Making Better Photographs
The great American photographer, Ansel Adams, is quoted as saying:
“You don’t take a photograph, you make it.”
Take a moment to absorb that. It requires a change in your thinking as a photographer.
Rather than pressing the button and seeing what you get, put some deliberate thought into what you’re doing first and “make” a photograph.
Ansel was a stickler for great composition. And he had to be. He was shooting in a film-only era and shooting quite expensive film at that.
Oh, there’ll be photographers and even photography educators who’ll tell you that you photography has set rules and how you compose a photo is one of them. It’s just not true. YOU are in charge of your photography. YOU get to decide what to photograph and how to photograph it.
And with as many Megapixels as our cameras have these days, you should even shoot your photographs a little bit loosely and crop them to your desire later. Reason being that what you see in your camera at the time you press the button might not be the “best” way to compose the photo. So pull back a bit, shoot it a bit loosely and recompose later. There’s nothing wrong with that just as there’s nothing wrong with processing your photo as you wish.

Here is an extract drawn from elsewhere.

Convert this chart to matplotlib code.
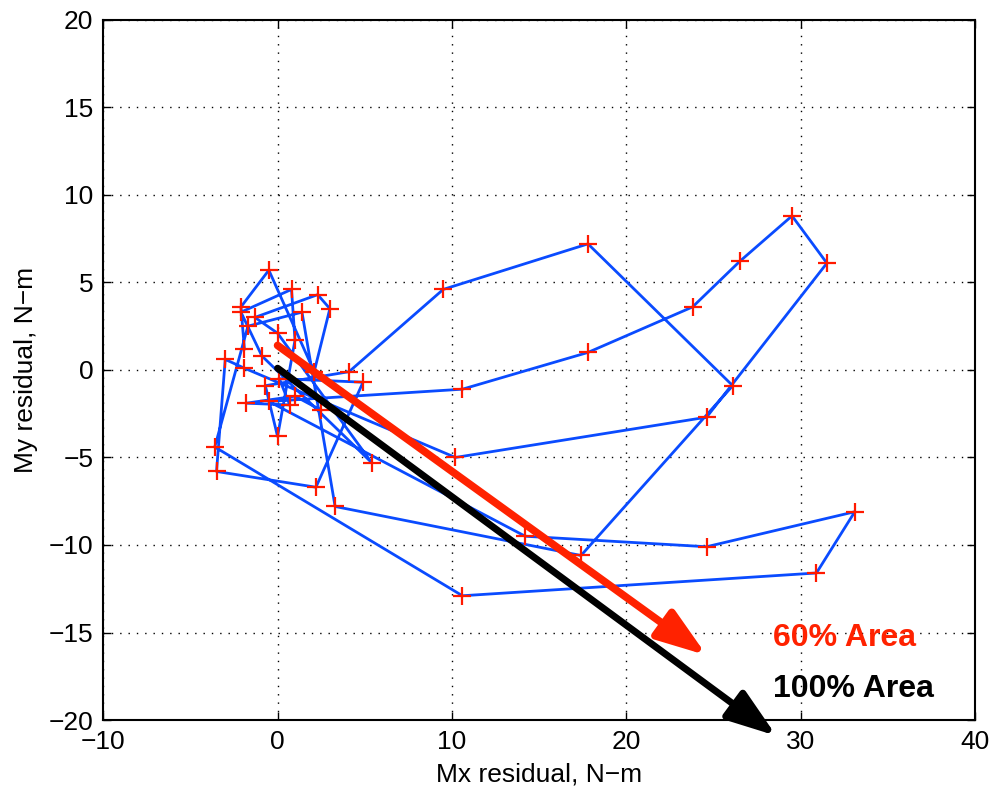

Rules are meant to be broken as they say…and that includes photography. Especially photography.
Rule of Thirds
This is easily the one photographic rule that people seem to be able to name. Imagine a photograph or a rectangle which is divided vertically and horizontally in thirds. Kind of like tic-tac-toe (see example).

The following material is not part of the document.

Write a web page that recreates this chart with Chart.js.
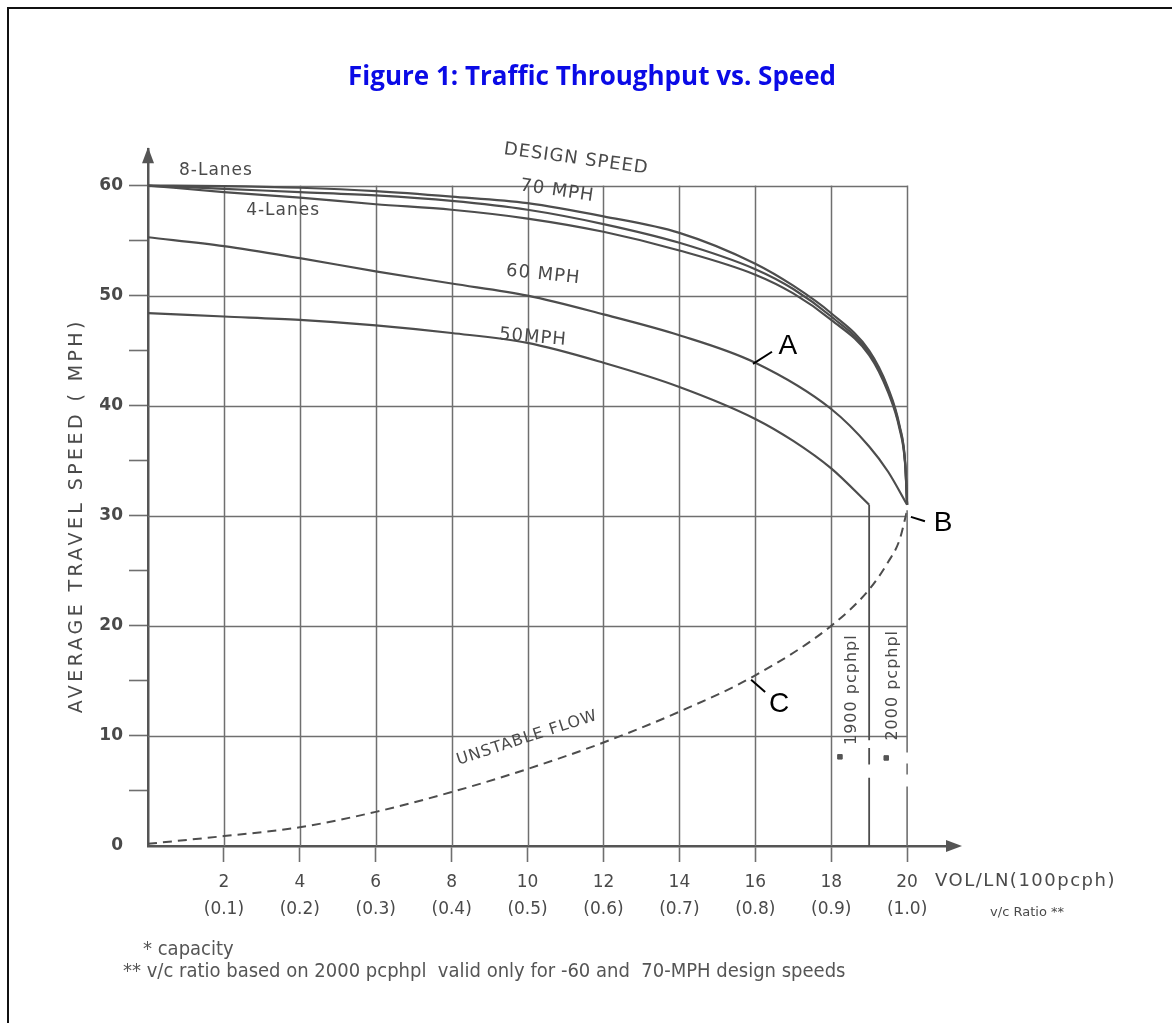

The rule states that photos are more compelling to look at if the subject is roughly at the intersection of two of those lines.
In this example photo with the cheerleaders I shot during a football game here in Utah, you can see that the cheerleader is placed on the right and is roughly in the right third of the frame. Additionally, her head is positioned near the intersection of the thirds lines.

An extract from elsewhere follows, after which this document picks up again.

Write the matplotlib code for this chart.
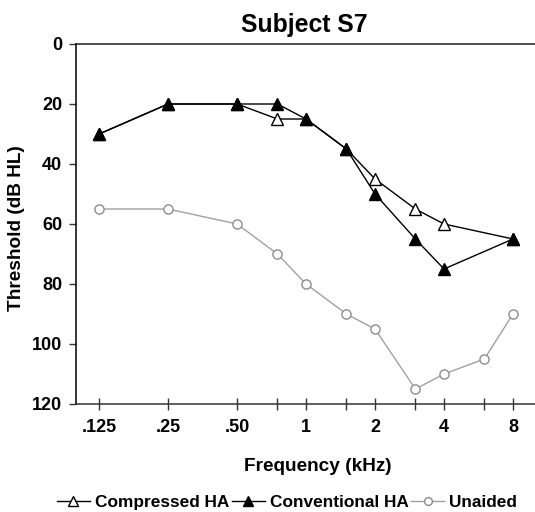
import matplotlib
matplotlib.use("Agg")
import matplotlib.pyplot as plt
from matplotlib.ticker import FixedLocator, FixedFormatter, NullFormatter

plt.rcParams['font.family'] = ['Liberation Sans', 'DejaVu Sans']
plt.rcParams['font.weight'] = 'bold'

# Data
freqs = [0.125, 0.25, 0.5, 0.75, 1, 1.5, 2, 3, 4, 6, 8]
hl_freqs = [0.125, 0.25, 0.5, 0.75, 1, 1.5, 2, 3, 4, 8]
compressed = [30, 20, 20, 25, 25, 35, 45, 55, 60, 65]
conventional = [30, 20, 20, 20, 25, 35, 50, 65, 75, 65]
unaided = [55, 55, 60, 70, 80, 90, 95, 115, 110, 105, 90]

major_ticks = [0.125, 0.25, 0.5, 1, 2, 4, 8]
major_labels = ['.125', '.25', '.50', '1', '2', '4', '8']
minor_ticks = [0.75, 1.5, 3, 6]
y_ticks = [0, 20, 40, 60, 80, 100, 120]

W, H = 535, 512
fig = plt.figure(figsize=(W / 100, H / 100), dpi=100)
ax = fig.add_axes([75.7 / W, 1 - 404 / H, 1 - 75.7 / W, 360 / H])

ax.plot(freqs, unaided, color='#a0a0a0', lw=1.0, marker='o', ms=6.6,
        mfc='white', mec='#8c8c8c', mew=1.0, label='Unaided', zorder=2)
ax.plot(hl_freqs, compressed, color='black', lw=1.0, marker='^', ms=9.3,
        mfc='white', mec='black', mew=1.0, label='Compressed HA', zorder=3)
ax.plot(hl_freqs, conventional, color='black', lw=1.0, marker='^', ms=9.3,
        mfc='black', mec='black', mew=1.0, label='Conventional HA', zorder=4)

ax.set_xscale('log')
ax.set_xlim(0.0988, 9.98)
ax.set_ylim(120, 0)

ax.xaxis.set_major_locator(FixedLocator(major_ticks))
ax.xaxis.set_major_formatter(FixedFormatter(major_labels))
ax.xaxis.set_minor_locator(FixedLocator(minor_ticks))
ax.xaxis.set_minor_formatter(NullFormatter())
ax.set_yticks(y_ticks)

ax.tick_params(axis='x', which='both', direction='inout', length=8.2, width=1.0,
               labelsize=13, pad=7, color='#333333')
ax.tick_params(axis='y', direction='out', length=4.7, width=1.0,
               labelsize=13, pad=5, color='#333333')
for lab in ax.get_xticklabels() + ax.get_yticklabels():
    lab.set_fontweight('bold')

ax.spines['right'].set_visible(False)
for s in ['left', 'bottom', 'top']:
    ax.spines[s].set_linewidth(1.1)
ax.spines['left'].set_color('black')
ax.spines['bottom'].set_color('#333333')
ax.spines['top'].set_color('#222222')

fig.text(304 / W, 1 - 32 / H, 'Subject S7', ha='center', va='baseline',
         fontsize=17.8, fontweight='bold')
fig.text(318 / W, 1 - 471 / H, 'Frequency (kHz)', ha='center', va='baseline',
         fontsize=13.7, fontweight='bold')
fig.text(17 / W, 1 - 228 / H, 'Threshold (dB HL)', ha='center', va='center',
         rotation=90, fontsize=13.7, fontweight='bold')

handles, labels = ax.get_legend_handles_labels()
order = [1, 2, 0]
leg = fig.legend([handles[i] for i in order], [labels[i] for i in order],
                 loc='center', bbox_to_anchor=(287 / W, 1 - 502 / H), ncol=3,
                 frameon=False, fontsize=12.4, handlelength=1.9,
                 handletextpad=0.3, columnspacing=0.15, borderpad=0,
                 markerscale=0.85)
for t in leg.get_texts():
    t.set_fontweight('bold')

fig.savefig('out.png', dpi=100)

I think most people forget this one, but know what it is when they see it.
It’s really just aligning objects in a way that lead your eyes through the frame. It’s a very effective tool and thus why it’s often used.
In this example below of dancers at halftime of a football game I shot, the way the dancers are arranged along the 50-yard-line draws your attention to the dancer in the foreground.
It’s also a Rule of Thirds example as she’s mainly in one third of the frame and her head is pretty close to one of those intersection points like we talked about above.